Poor With Clean Conscience
January 13, 2010
I retired in 1982, 20 years of military experience and three and a half years of college. I had no assistance so there was no transition available for members leaving service at that period in time. I was on my own. I wanted to get in government service thinking my expertise could open doors, but I ran into the “good ole boy” network and refused to accept a GS2 or GS3 job with all my skills.
I did accept a GS4 job and my experience was that if you showed any initiative you were given all the work to do and the other people in the office simply walked the halls.

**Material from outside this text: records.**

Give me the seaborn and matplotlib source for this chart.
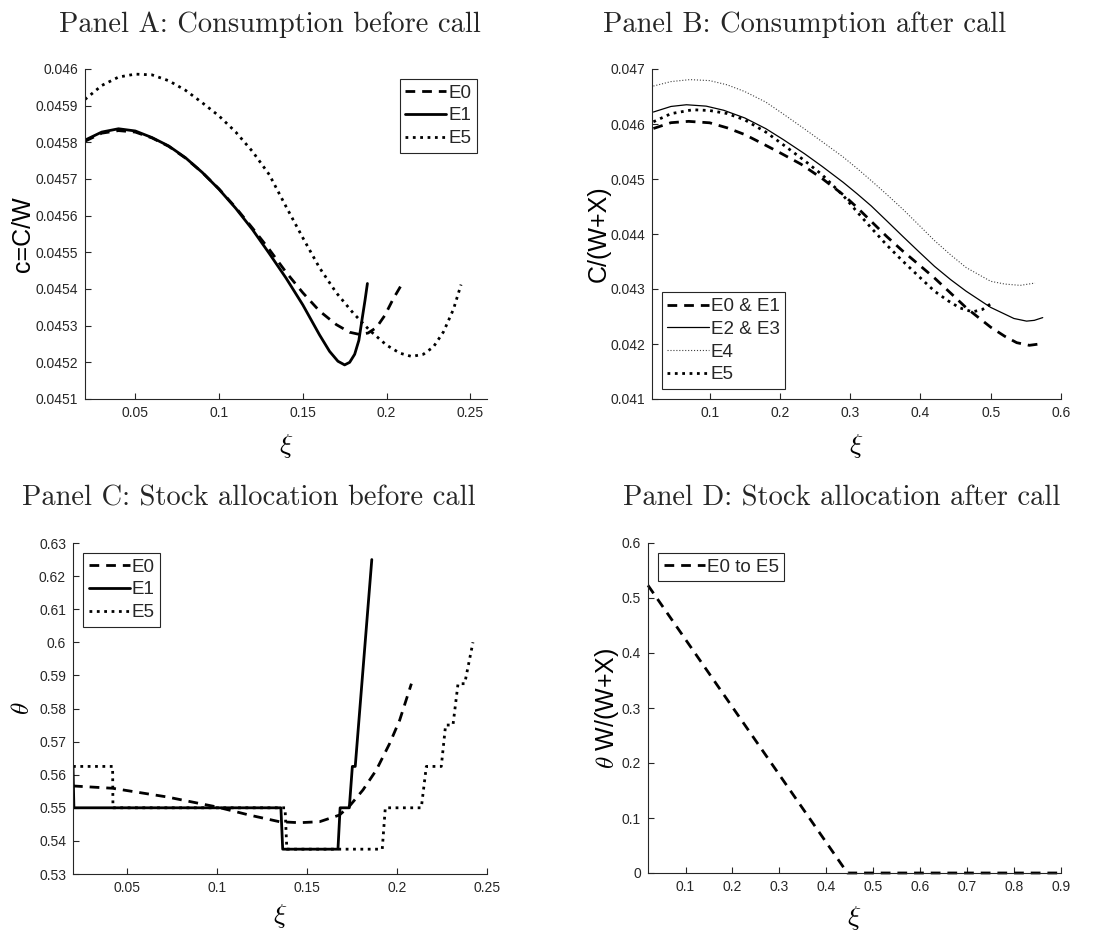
import matplotlib
matplotlib.use("Agg")
import matplotlib.pyplot as plt
import matplotlib.ticker as mticker
import seaborn as sns

# ---- Panel A: consumption before call (c = C/W) ----
xi_a_e0 = [0.020, 0.030, 0.040, 0.050, 0.060, 0.070, 0.080, 0.090, 0.100, 0.110, 0.120,
           0.130, 0.140, 0.150, 0.160, 0.170, 0.178, 0.184, 0.189, 0.194, 0.199, 0.204, 0.2085]
c_a_e0 = [0.045803, 0.045825, 0.045832, 0.045828, 0.045812, 0.045789, 0.045757, 0.045718,
          0.045673, 0.045622, 0.045566, 0.045508, 0.045446, 0.045390, 0.045340, 0.045303,
          0.045282, 0.045276, 0.045280, 0.045295, 0.045328, 0.045373, 0.045408]

xi_a_e1 = [0.020, 0.030, 0.040, 0.050, 0.060, 0.070, 0.080, 0.090, 0.100, 0.110, 0.120,
           0.130, 0.140, 0.150, 0.160, 0.166, 0.171, 0.175, 0.178, 0.181, 0.1835, 0.1855,
           0.1872, 0.1886]
c_a_e1 = [0.045806, 0.045828, 0.045837, 0.045831, 0.045813, 0.045790, 0.045758, 0.045718,
          0.045672, 0.045620, 0.045562, 0.045497, 0.045430, 0.045357, 0.045275, 0.045230,
          0.045203, 0.045193, 0.045200, 0.045222, 0.045260, 0.045320, 0.045370, 0.045415]

xi_a_e5 = [0.020, 0.030, 0.040, 0.050, 0.060, 0.070, 0.080, 0.090, 0.100, 0.110, 0.120,
           0.130, 0.140, 0.150, 0.160, 0.170, 0.180, 0.190, 0.200, 0.208, 0.215, 0.222,
           0.228, 0.234, 0.240, 0.2445]
c_a_e5 = [0.045917, 0.045955, 0.045978, 0.045986, 0.045984, 0.045968, 0.045942, 0.045908,
          0.045872, 0.045828, 0.045775, 0.045712, 0.045625, 0.045540, 0.045458, 0.045390,
          0.045335, 0.045287, 0.045247, 0.045225, 0.045216, 0.045222, 0.045242, 0.045283,
          0.045345, 0.045412]

# ---- Panel B: consumption after call (C/(W+X)) ----
xi_b_e01 = [0.020, 0.045, 0.070, 0.100, 0.125, 0.150, 0.175, 0.200, 0.230, 0.260, 0.290,
            0.310, 0.330, 0.352, 0.375, 0.398, 0.420, 0.443, 0.465, 0.500, 0.520, 0.537,
            0.555, 0.575]
c_b_e01 = [0.045918, 0.046024, 0.046048, 0.046022, 0.045930, 0.045808, 0.045645, 0.045478,
           0.045270, 0.045010, 0.044715, 0.044480, 0.044229, 0.043955, 0.043688, 0.043440,
           0.043200, 0.042925, 0.042660, 0.042305, 0.042140, 0.042024, 0.041976, 0.042010]

xi_b_e23 = [0.020, 0.045, 0.067, 0.095, 0.120, 0.150, 0.180, 0.205, 0.235, 0.260, 0.290,
            0.310, 0.330, 0.352, 0.375, 0.398, 0.420, 0.443, 0.465, 0.500, 0.533, 0.551,
            0.562, 0.574]
c_b_e23 = [0.046218, 0.046319, 0.046350, 0.046325, 0.046250, 0.046110, 0.045915, 0.045715,
           0.045460, 0.045230, 0.044940, 0.044730, 0.044510, 0.044240, 0.043955, 0.043675,
           0.043412, 0.043170, 0.042960, 0.042665, 0.042464, 0.042416, 0.042430, 0.042480]

xi_b_e4 = [0.020, 0.045, 0.072, 0.100, 0.125, 0.150, 0.180, 0.205, 0.235, 0.260, 0.290,
           0.310, 0.330, 0.352, 0.375, 0.398, 0.420, 0.443, 0.465, 0.500, 0.520, 0.542, 0.563]
c_b_e4 = [0.046690, 0.046771, 0.046807, 0.046789, 0.046712, 0.046590, 0.046398, 0.046180,
          0.045910, 0.045680, 0.045400, 0.045190, 0.044970, 0.044720, 0.044450, 0.044160,
          0.043880, 0.043620, 0.043390, 0.043140, 0.043090, 0.043066, 0.043108]

xi_b_e5 = [0.020, 0.045, 0.076, 0.100, 0.125, 0.150, 0.180, 0.205, 0.235, 0.260, 0.290,
           0.310, 0.330, 0.352, 0.375, 0.398, 0.420, 0.440, 0.456, 0.474, 0.488, 0.502]
c_b_e5 = [0.046040, 0.046188, 0.046259, 0.046245, 0.046190, 0.046075, 0.045853, 0.045620,
          0.045335, 0.045078, 0.044700, 0.044400, 0.044110, 0.043800, 0.043505, 0.043225,
          0.042960, 0.042780, 0.042657, 0.042584, 0.042627, 0.042747]

# ---- Panel C: stock allocation before call (theta) ----
xi_c_e0 = [0.020, 0.042, 0.072, 0.0995, 0.118, 0.1347, 0.1458, 0.157, 0.168, 0.1736,
           0.1811, 0.1885, 0.1959, 0.2015, 0.208]
th_c_e0 = [0.5566, 0.5559, 0.5533, 0.5503, 0.5478, 0.5458, 0.5455, 0.5458, 0.5478, 0.5505,
           0.5554, 0.5614, 0.5694, 0.5765, 0.5875]

xi_c_e1 = [0.020, 0.0205, 0.1355, 0.1365, 0.1672, 0.1684, 0.1735, 0.1752, 0.1768, 0.186]
th_c_e1 = [0.5625, 0.55, 0.55, 0.5375, 0.5375, 0.55, 0.55, 0.5625, 0.5625, 0.625]

xi_c_e5 = [0.020, 0.042, 0.0422, 0.1378, 0.1388, 0.1918, 0.1935, 0.2135, 0.2163, 0.2246,
           0.227, 0.2311, 0.2339, 0.2376, 0.2422]
th_c_e5 = [0.5625, 0.5625, 0.55, 0.55, 0.5375, 0.5375, 0.55, 0.55, 0.5625, 0.5625,
           0.575, 0.575, 0.5875, 0.5875, 0.6]

# ---- Panel D: stock allocation after call ----
xi_d = [0.020, 0.445, 0.900]
th_d = [0.523, 0.0, 0.0]

sns.set_style("ticks")
plt.rcParams["font.family"] = ["Liberation Sans", "DejaVu Sans"]
plt.rcParams["mathtext.fontset"] = "cm"

INK = "#262626"
W, H = 1100, 934
fig = plt.figure(figsize=(11, 9.34), dpi=100)


def make_axes(left, top, width, height):
    # positions given in pixels from the top-left corner
    return fig.add_axes([left / W, 1 - (top + height) / H, width / W, height / H])


def style_axes(ax, xlim, ylim, xstep, ystep):
    ax.set_xlim(*xlim)
    ax.set_ylim(*ylim)
    ax.xaxis.set_major_locator(mticker.MultipleLocator(xstep))
    ax.yaxis.set_major_locator(mticker.MultipleLocator(ystep))
    ax.xaxis.set_major_formatter(mticker.FormatStrFormatter("%g"))
    ax.yaxis.set_major_formatter(mticker.FormatStrFormatter("%g"))
    ax.tick_params(direction="in", length=4, width=0.8, colors=INK, labelsize=10, pad=5)
    sns.despine(ax=ax)
    for s in ("left", "bottom"):
        ax.spines[s].set_color(INK)
        ax.spines[s].set_linewidth(0.8)


def draw(ax, x, y, label, ls, lw, color="k", dashes=None, clip=True):
    sns.lineplot(x=x, y=y, ax=ax, color=color, linestyle=ls, linewidth=lw,
                 label=label, sort=False, estimator=None, legend=False)
    line = ax.lines[-1]
    if dashes is not None:
        line.set_dashes(dashes)
    line.set_clip_on(clip)


def legend(ax, loc, anchor):
    leg = ax.legend(loc=loc, bbox_to_anchor=anchor, fontsize=13.5, frameon=True,
                    fancybox=False, framealpha=1, edgecolor=INK, borderpad=0.3,
                    labelspacing=0.3, handlelength=2.2, handletextpad=0.1,
                    borderaxespad=0)
    leg.get_frame().set_linewidth(0.8)


def titles(ax, title, xpos, ylabel, ylx, xly):
    ax.set_title(title, fontfamily="cmr10", fontsize=20.5, x=xpos, pad=27)
    ax.set_ylabel(ylabel, fontsize=18, color="k")
    ax.yaxis.set_label_coords(ylx, 0.5)
    ax.set_xlabel(r"$\xi$", fontsize=20, color="k")
    ax.xaxis.set_label_coords(0.5, xly)


DASH = (3.5, 2.5)

# Panel A
ax_a = make_axes(85, 69, 402, 330)
draw(ax_a, xi_a_e0, c_a_e0, "E0", "--", 2, dashes=DASH)
draw(ax_a, xi_a_e1, c_a_e1, "E1", "-", 2)
draw(ax_a, xi_a_e5, c_a_e5, "E5", ":", 2)
style_axes(ax_a, (0.02, 0.26), (0.0451, 0.046), 0.05, 0.0001)
legend(ax_a, "upper right", (0.975, 0.97))
titles(ax_a, "Panel A: Consumption before call", 0.46, "c=C/W", -0.125, -0.1)

# Panel B
ax_b = make_axes(652, 69, 409, 330)
draw(ax_b, xi_b_e01, c_b_e01, "E0 & E1", "--", 2, dashes=DASH)
draw(ax_b, xi_b_e23, c_b_e23, "E2 & E3", "-", 0.9)
draw(ax_b, xi_b_e4, c_b_e4, "E4", ":", 0.8, color="0.25")
draw(ax_b, xi_b_e5, c_b_e5, "E5", ":", 2)
style_axes(ax_b, (0.018, 0.6), (0.041, 0.047), 0.1, 0.001)
legend(ax_b, "lower left", (0.024, 0.03))
titles(ax_b, "Panel B: Consumption after call", 0.372, "C/(W+X)", -0.1, -0.1)

# Panel C
ax_c = make_axes(73, 543, 414, 331)
draw(ax_c, xi_c_e0, th_c_e0, "E0", "--", 2, dashes=DASH)
draw(ax_c, xi_c_e1, th_c_e1, "E1", "-", 2)
draw(ax_c, xi_c_e5, th_c_e5, "E5", ":", 2)
style_axes(ax_c, (0.02, 0.25), (0.53, 0.63), 0.05, 0.01)
legend(ax_c, "upper left", (0.024, 0.97))
titles(ax_c, "Panel C: Stock allocation before call", 0.425, r"$\theta$", -0.095, -0.085)

# Panel D
ax_d = make_axes(648, 543, 413, 330)
draw(ax_d, xi_d, th_d, "E0 to E5", "--", 2, dashes=DASH, clip=False)
style_axes(ax_d, (0.02, 0.9), (0, 0.6), 0.1, 0.1)
legend(ax_d, "upper left", (0.024, 0.97))
titles(ax_d, "Panel D: Stock allocation after call", 0.47, r"$\theta$ W/(W+X)", -0.066, -0.095)

fig.savefig("out.png", dpi=100)
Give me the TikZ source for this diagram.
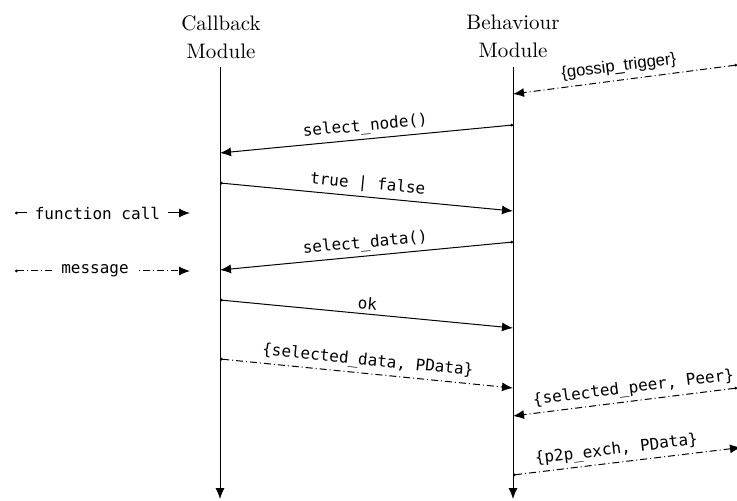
\documentclass[tikz,border=0pt]{standalone}
\usepackage{fontspec}
\newfontfamily\monofont{DejaVu Sans Mono}
\newfontfamily\helvfont{Liberation Sans}
\usetikzlibrary{arrows.meta}
\begin{document}
\begin{tikzpicture}[x=0.5pt,y=-0.5pt,
  lifeline/.style={line width=0.45pt,-{Latex[length=5.5pt,width=4.5pt]}},
  call/.style={line width=0.5pt,{Circle[length=1.3pt]}-{Latex[length=5.5pt,width=4.5pt]}},
  msg/.style={call,dash pattern=on 3.5pt off 1.5pt on 0.5pt off 1.5pt},
  lbl/.style={font=\monofont\fontsize{8}{9}\selectfont,sloped,above,inner sep=2pt},
  sanslbl/.style={font=\helvfont\fontsize{8.3}{9}\selectfont,sloped,above,inner sep=2.5pt},
  legendtext/.style={font=\monofont\fontsize{8}{9}\selectfont,fill=white,inner xsep=4pt,inner ysep=1pt},
  title/.style={font=\fontsize{10.5}{14}\selectfont,align=center,anchor=north,inner sep=0pt}]
\useasboundingbox (0,0) rectangle (737,501);
\clip (0,0) rectangle (737,501);
% titles
\node[title] (cb) at (221,15) {Callback\\Module};
\node[title] (bm) at (513,15) {Behaviour\\Module};
% lifelines
\coordinate (cbTop) at (220,67);
\coordinate (cbBot) at (220,499);
\coordinate (bmTop) at (513,67);
\coordinate (bmBot) at (513,499);
\draw[lifeline] (cbTop) -- (cbBot);
\draw[lifeline] (bmTop) -- (bmBot);
% messages
\coordinate (g1) at (737,65);   \coordinate (g2) at (513,94);
\coordinate (n1) at (513,125);  \coordinate (n2) at (220,153);
\coordinate (t1) at (220,183);  \coordinate (t2) at (513,211);
\coordinate (d1) at (513,242);  \coordinate (d2) at (220,270);
\coordinate (o1) at (220,300);  \coordinate (o2) at (513,328);
\coordinate (s1) at (220,359);  \coordinate (s2) at (513,388);
\coordinate (p1) at (737,388);  \coordinate (p2) at (513,416);
\coordinate (x1) at (513,475);  \coordinate (x2) at (741,447.5);
\draw[msg] (g1) -- node[sanslbl,pos=0.52] {\{gossip\_trigger\}} (g2);
\draw[call] (n1) -- node[lbl] {select\_node()} (n2);
\draw[call] (t1) -- node[lbl] {true | false} (t2);
\draw[call] (d1) -- node[lbl] {select\_data()} (d2);
\draw[call] (o1) -- node[lbl] {ok} (o2);
\draw[msg] (s1) -- node[lbl] {\{selected\_data, PData\}} (s2);
\draw[msg] (p1) -- node[lbl,pos=0.455] {\{selected\_peer, Peer\}} (p2);
\draw[msg] (x1) -- node[lbl,pos=0.46] {\{p2p\_exch, PData\}} (x2);
% legend
\coordinate (f1) at (15,213); \coordinate (f2) at (190,213);
\coordinate (m1) at (15,271); \coordinate (m2) at (190,271);
\draw[call] (f1) -- node[legendtext,pos=0.471] (fl) {function call} (f2);
\draw[msg] (m1) -- node[legendtext,pos=0.457] (ml) {message} (m2);
\end{tikzpicture}
\end{document}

It seemed that the “hall-walkers” got promoted to higher paying positions, and I was overlooked because I questioned the system.
I wasn’t willing to sell my soul for a position that would cause me to owe something to a hall-walker while they reaped the monetary and promotional rewards. Hard lesson to learn but I sleep well at night and owe no one anything. I’m poor but have a clean conscience.
(Submitted by Robert Peters)




Robert,
Rest assured.….. things have not changed. I’m in the boat you were in 1982, 22 years service (but a 20 year break in there as well).… and both the Military and government still have the hall-walkers. They get schools, promotions, assignments, etc. without earning them.….
I’m getting out — I have a friend who offered me a job… that works
I’ll be poor too but I’ll also have a very clean conscience.
Some day we’ll have a cleanup of all the waste, fraud and abuse of the system — but don’t hold your breath.